PROBLEM DETAILS: Write the data out again exactly, dropping any images it holds.

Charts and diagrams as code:
╔══
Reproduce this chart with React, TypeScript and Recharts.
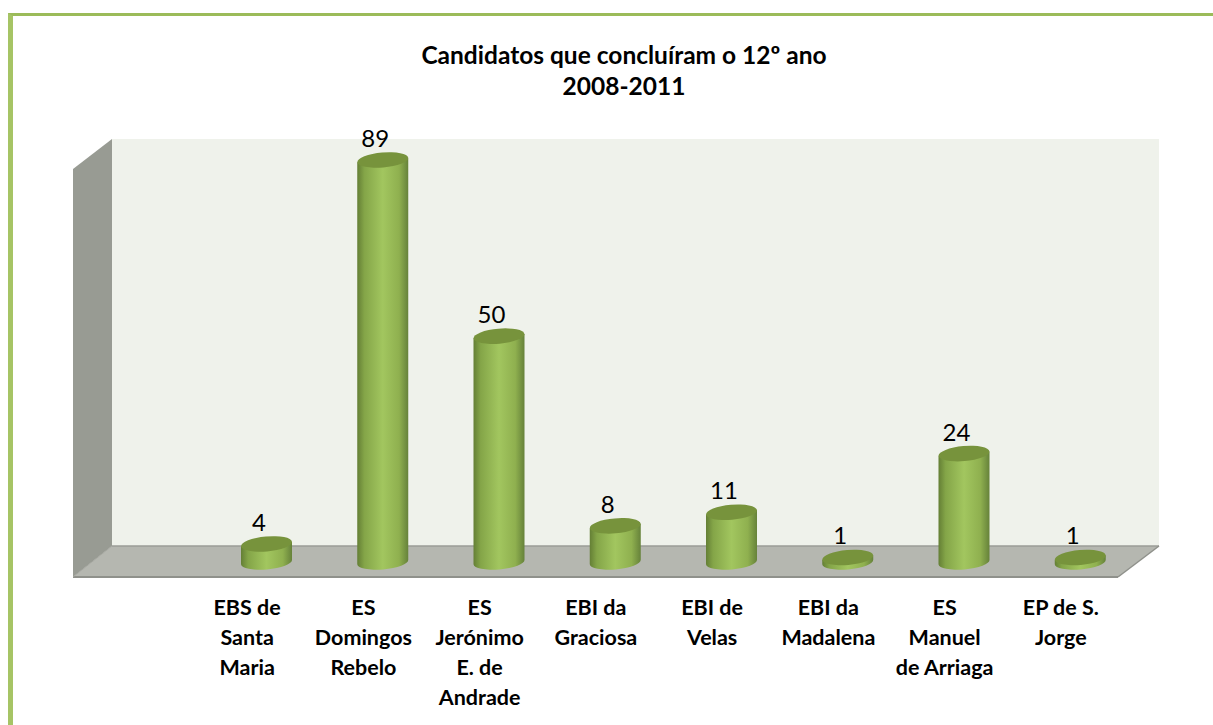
import { Bar, BarChart, LabelList, XAxis, YAxis, usePlotArea } from "recharts";

const schools = [
  "EBS de Santa Maria",
  "ES Domingos Rebelo",
  "ES Jerónimo E. de Andrade",
  "EBI da Graciosa",
  "EBI de Velas",
  "EBI da Madalena",
  "ES Manuel de Arriaga",
  "EP de S. Jorge",
];
const tickLines = [
  ["EBS de", "Santa", "Maria"],
  ["ES", "Domingos", "Rebelo"],
  ["ES", "Jerónimo", "E. de", "Andrade"],
  ["EBI da", "Graciosa"],
  ["EBI de", "Velas"],
  ["EBI da", "Madalena"],
  ["ES", "Manuel", "de Arriaga"],
  ["EP de S.", "Jorge"],
];
const candidates = [4, 89, 50, 8, 11, 1, 24, 1];

const data = schools.map((school, i) => ({ school, candidates: candidates[i] }));

const FONT = "Lato, Carlito, sans-serif";

// fake 3d box behind the bars, Excel style
function Walls() {
  const plot = usePlotArea();
  if (!plot) return null;
  const left = plot.x;
  const right = plot.x + plot.width;
  const top = plot.y;
  const bottom = plot.y + plot.height;
  const depth = 39;
  const back = bottom - 16;
  const front = bottom + 15;
  return (
    <g>
      <rect x={left + depth} y={top} width={plot.width - depth} height={back - top} fill="#eff2eb" />
      <polygon
        points={`${left},${top + 30} ${left + depth},${top} ${left + depth},${back} ${left},${front}`}
        fill="#989b93"
      />
      <polygon
        points={`${left},${front} ${left + depth},${back} ${right},${back} ${right - 41},${front}`}
        fill="#b5b7b0"
      />
      <line x1={left + depth} y1={back} x2={right} y2={back} stroke="#9b9d97" strokeWidth={1.5} />
      <line x1={left} y1={front} x2={right - 41} y2={front} stroke="#8f918b" strokeWidth={2} />
      <line x1={left} y1={front} x2={left + depth} y2={back} stroke="#a5a7a0" strokeWidth={1} />
      <line x1={right - 41} y1={front} x2={right} y2={back} stroke="#8f918b" strokeWidth={1.5} />
    </g>
  );
}

function Cylinder(props: any) {
  const { x, y, width, height } = props;
  const rx = width / 2;
  const ry = 7.5;
  const tilt = 2.2;
  const bottom = y + height;
  const cx = x + rx;
  return (
    <g>
      <path
        d={`M${x},${y + tilt} L${x},${bottom + tilt} A${rx},${ry} -5 0 0 ${x + width},${bottom - tilt} L${x + width},${y - tilt} Z`}
        fill="url(#cylinderBody)"
      />
      <ellipse
        cx={cx}
        cy={y}
        rx={rx}
        ry={ry}
        fill="#77933c"
        transform={`rotate(-5 ${cx} ${y})`}
      />
    </g>
  );
}

function SchoolTick(props: any) {
  const { x, payload, index } = props;
  const lines = tickLines[index] ?? [payload.value];
  return (
    <text x={x - 19} y={615} textAnchor="middle" fontFamily={FONT} fontWeight={700} fontSize={21.5} fill="#000">
      {lines.map((line: string, i: number) => (
        <tspan key={line} x={x - 19} dy={i === 0 ? 0 : 30}>
          {line}
        </tspan>
      ))}
    </text>
  );
}

export default function App() {
  return (
    <div style={{ position: "absolute", left: 0, top: 0, width: 1213, height: 725, overflow: "hidden", background: "#fff" }}>
      <div
        style={{
          position: "absolute",
          left: 8,
          top: 13,
          right: 0,
          bottom: 0,
          borderLeft: "5px solid #a6c465",
          borderTop: "3px solid #9bbb59",
        }}
      />
      <BarChart
        width={1213}
        height={725}
        data={data}
        margin={{ left: 73, right: 54, top: 139, bottom: 133 }}
        style={{ position: "absolute", left: 0, top: 0 }}
      >
        <defs>
          <linearGradient id="cylinderBody" x1="0" y1="0" x2="1" y2="0">
            <stop offset="0" stopColor="#647f35" />
            <stop offset="0.14" stopColor="#84a548" />
            <stop offset="0.5" stopColor="#a2c65f" />
            <stop offset="0.82" stopColor="#8fb04f" />
            <stop offset="1" stopColor="#66823a" />
          </linearGradient>
        </defs>
        <Walls />
        <text x={624} y={63.5} textAnchor="middle" fontFamily={FONT} fontWeight={700} fontSize={24.5} fill="#000">
          Candidatos que concluíram o 12º ano
        </text>
        <text x={624} y={94.5} textAnchor="middle" fontFamily={FONT} fontWeight={700} fontSize={24.5} fill="#000">
          2008-2011
        </text>
        <XAxis
          dataKey="school"
          axisLine={false}
          tickLine={false}
          interval={0}
          padding={{ left: 135, right: 21 }}
          tick={<SchoolTick />}
        />
        <YAxis hide domain={[0, 93.65]} />
        <Bar dataKey="candidates" barSize={51} shape={<Cylinder />} isAnimationActive={false}>
          <LabelList
            dataKey="candidates"
            position="top"
            offset={13}
            dx={-7.5}
            fontFamily={FONT}
            fontSize={24}
            fill="#000"
          />
        </Bar>
      </BarChart>
    </div>
  );
}
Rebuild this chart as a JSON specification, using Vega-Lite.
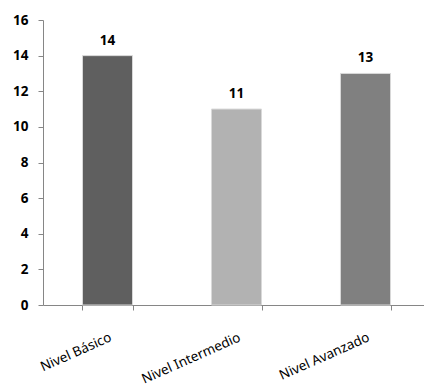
{
  "$schema": "https://vega.github.io/schema/vega-lite/v6.json",
  "width": 387,
  "height": 285,
  "autosize": {"type": "none"},
  "padding": {"left": 43, "top": 20, "right": 0, "bottom": 84},
  "background": "white",
  "config": {"view": {"stroke": null}, "font": "Noto Sans"},
  "data": {"values": [
    {"nivel": "Nivel Básico", "valor": 14},
    {"nivel": "Nivel Intermedio", "valor": 11},
    {"nivel": "Nivel Avanzado", "valor": 13}
  ]},
  "encoding": {
    "x": {"field": "nivel", "type": "nominal", "sort": null,
      "scale": {"paddingInner": 0.612, "paddingOuter": 0.306},
      "axis": {"title": null, "labelAngle": -24, "labelAlign": "right", "labelBaseline": "top", "labelPadding": 20, "labelFontSize": 13.5, "labelColor": "#000000", "domainColor": "#868686", "tickColor": "#868686", "tickSize": 5, "tickBand": "extent", "labelFont": "Noto Sans"}},
    "y": {"field": "valor", "type": "quantitative",
      "scale": {"domain": [0, 16], "nice": false},
      "axis": {"title": null, "values": [0, 2, 4, 6, 8, 10, 12, 14, 16], "grid": false, "domainColor": "#868686", "tickColor": "#868686", "tickSize": 5, "labelPadding": 10, "labelFontSize": 13.5, "labelFontWeight": "bold", "labelColor": "#000000"}}
  },
  "layer": [
    {"mark": {"type": "bar", "stroke": "#d9d9d9", "strokeWidth": 1},
     "encoding": {"color": {"field": "nivel", "type": "nominal", "legend": null,
       "scale": {"domain": ["Nivel Básico", "Nivel Intermedio", "Nivel Avanzado"], "range": ["#5f5f5f", "#b2b2b2", "#808080"]}}}},
    {"mark": {"type": "text", "baseline": "bottom", "dy": -8, "fontSize": 13.5, "fontWeight": "bold", "color": "#000000"},
     "encoding": {"text": {"field": "valor", "type": "quantitative"}}}
  ]
}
╚══
REPLY:
Reproduce this chart with React, TypeScript and Recharts.
import { Bar, BarChart, LabelList, XAxis, YAxis, usePlotArea } from "recharts";

const schools = [
  "EBS de Santa Maria",
  "ES Domingos Rebelo",
  "ES Jerónimo E. de Andrade",
  "EBI da Graciosa",
  "EBI de Velas",
  "EBI da Madalena",
  "ES Manuel de Arriaga",
  "EP de S. Jorge",
];
const tickLines = [
  ["EBS de", "Santa", "Maria"],
  ["ES", "Domingos", "Rebelo"],
  ["ES", "Jerónimo", "E. de", "Andrade"],
  ["EBI da", "Graciosa"],
  ["EBI de", "Velas"],
  ["EBI da", "Madalena"],
  ["ES", "Manuel", "de Arriaga"],
  ["EP de S.", "Jorge"],
];
const candidates = [4, 89, 50, 8, 11, 1, 24, 1];

const data = schools.map((school, i) => ({ school, candidates: candidates[i] }));

const FONT = "Lato, Carlito, sans-serif";

// fake 3d box behind the bars, Excel style
function Walls() {
  const plot = usePlotArea();
  if (!plot) return null;
  const left = plot.x;
  const right = plot.x + plot.width;
  const top = plot.y;
  const bottom = plot.y + plot.height;
  const depth = 39;
  const back = bottom - 16;
  const front = bottom + 15;
  return (
    <g>
      <rect x={left + depth} y={top} width={plot.width - depth} height={back - top} fill="#eff2eb" />
      <polygon
        points={`${left},${top + 30} ${left + depth},${top} ${left + depth},${back} ${left},${front}`}
        fill="#989b93"
      />
      <polygon
        points={`${left},${front} ${left + depth},${back} ${right},${back} ${right - 41},${front}`}
        fill="#b5b7b0"
      />
      <line x1={left + depth} y1={back} x2={right} y2={back} stroke="#9b9d97" strokeWidth={1.5} />
      <line x1={left} y1={front} x2={right - 41} y2={front} stroke="#8f918b" strokeWidth={2} />
      <line x1={left} y1={front} x2={left + depth} y2={back} stroke="#a5a7a0" strokeWidth={1} />
      <line x1={right - 41} y1={front} x2={right} y2={back} stroke="#8f918b" strokeWidth={1.5} />
    </g>
  );
}

function Cylinder(props: any) {
  const { x, y, width, height } = props;
  const rx = width / 2;
  const ry = 7.5;
  const tilt = 2.2;
  const bottom = y + height;
  const cx = x + rx;
  return (
    <g>
      <path
        d={`M${x},${y + tilt} L${x},${bottom + tilt} A${rx},${ry} -5 0 0 ${x + width},${bottom - tilt} L${x + width},${y - tilt} Z`}
        fill="url(#cylinderBody)"
      />
      <ellipse
        cx={cx}
        cy={y}
        rx={rx}
        ry={ry}
        fill="#77933c"
        transform={`rotate(-5 ${cx} ${y})`}
      />
    </g>
  );
}

function SchoolTick(props: any) {
  const { x, payload, index } = props;
  const lines = tickLines[index] ?? [payload.value];
  return (
    <text x={x - 19} y={615} textAnchor="middle" fontFamily={FONT} fontWeight={700} fontSize={21.5} fill="#000">
      {lines.map((line: string, i: number) => (
        <tspan key={line} x={x - 19} dy={i === 0 ? 0 : 30}>
          {line}
        </tspan>
      ))}
    </text>
  );
}

export default function App() {
  return (
    <div style={{ position: "absolute", left: 0, top: 0, width: 1213, height: 725, overflow: "hidden", background: "#fff" }}>
      <div
        style={{
          position: "absolute",
          left: 8,
          top: 13,
          right: 0,
          bottom: 0,
          borderLeft: "5px solid #a6c465",
          borderTop: "3px solid #9bbb59",
        }}
      />
      <BarChart
        width={1213}
        height={725}
        data={data}
        margin={{ left: 73, right: 54, top: 139, bottom: 133 }}
        style={{ position: "absolute", left: 0, top: 0 }}
      >
        <defs>
          <linearGradient id="cylinderBody" x1="0" y1="0" x2="1" y2="0">
            <stop offset="0" stopColor="#647f35" />
            <stop offset="0.14" stopColor="#84a548" />
            <stop offset="0.5" stopColor="#a2c65f" />
            <stop offset="0.82" stopColor="#8fb04f" />
            <stop offset="1" stopColor="#66823a" />
          </linearGradient>
        </defs>
        <Walls />
        <text x={624} y={63.5} textAnchor="middle" fontFamily={FONT} fontWeight={700} fontSize={24.5} fill="#000">
          Candidatos que concluíram o 12º ano
        </text>
        <text x={624} y={94.5} textAnchor="middle" fontFamily={FONT} fontWeight={700} fontSize={24.5} fill="#000">
          2008-2011
        </text>
        <XAxis
          dataKey="school"
          axisLine={false}
          tickLine={false}
          interval={0}
          padding={{ left: 135, right: 21 }}
          tick={<SchoolTick />}
        />
        <YAxis hide domain={[0, 93.65]} />
        <Bar dataKey="candidates" barSize={51} shape={<Cylinder />} isAnimationActive={false}>
          <LabelList
            dataKey="candidates"
            position="top"
            offset={13}
            dx={-7.5}
            fontFamily={FONT}
            fontSize={24}
            fill="#000"
          />
        </Bar>
      </BarChart>
    </div>
  );
}
Rebuild this chart as a JSON specification, using Vega-Lite.
{
  "$schema": "https://vega.github.io/schema/vega-lite/v6.json",
  "width": 387,
  "height": 285,
  "autosize": {"type": "none"},
  "padding": {"left": 43, "top": 20, "right": 0, "bottom": 84},
  "background": "white",
  "config": {"view": {"stroke": null}, "font": "Noto Sans"},
  "data": {"values": [
    {"nivel": "Nivel Básico", "valor": 14},
    {"nivel": "Nivel Intermedio", "valor": 11},
    {"nivel": "Nivel Avanzado", "valor": 13}
  ]},
  "encoding": {
    "x": {"field": "nivel", "type": "nominal", "sort": null,
      "scale": {"paddingInner": 0.612, "paddingOuter": 0.306},
      "axis": {"title": null, "labelAngle": -24, "labelAlign": "right", "labelBaseline": "top", "labelPadding": 20, "labelFontSize": 13.5, "labelColor": "#000000", "domainColor": "#868686", "tickColor": "#868686", "tickSize": 5, "tickBand": "extent", "labelFont": "Noto Sans"}},
    "y": {"field": "valor", "type": "quantitative",
      "scale": {"domain": [0, 16], "nice": false},
      "axis": {"title": null, "values": [0, 2, 4, 6, 8, 10, 12, 14, 16], "grid": false, "domainColor": "#868686", "tickColor": "#868686", "tickSize": 5, "labelPadding": 10, "labelFontSize": 13.5, "labelFontWeight": "bold", "labelColor": "#000000"}}
  },
  "layer": [
    {"mark": {"type": "bar", "stroke": "#d9d9d9", "strokeWidth": 1},
     "encoding": {"color": {"field": "nivel", "type": "nominal", "legend": null,
       "scale": {"domain": ["Nivel Básico", "Nivel Intermedio", "Nivel Avanzado"], "range": ["#5f5f5f", "#b2b2b2", "#808080"]}}}},
    {"mark": {"type": "text", "baseline": "bottom", "dy": -8, "fontSize": 13.5, "fontWeight": "bold", "color": "#000000"},
     "encoding": {"text": {"field": "valor", "type": "quantitative"}}}
  ]
}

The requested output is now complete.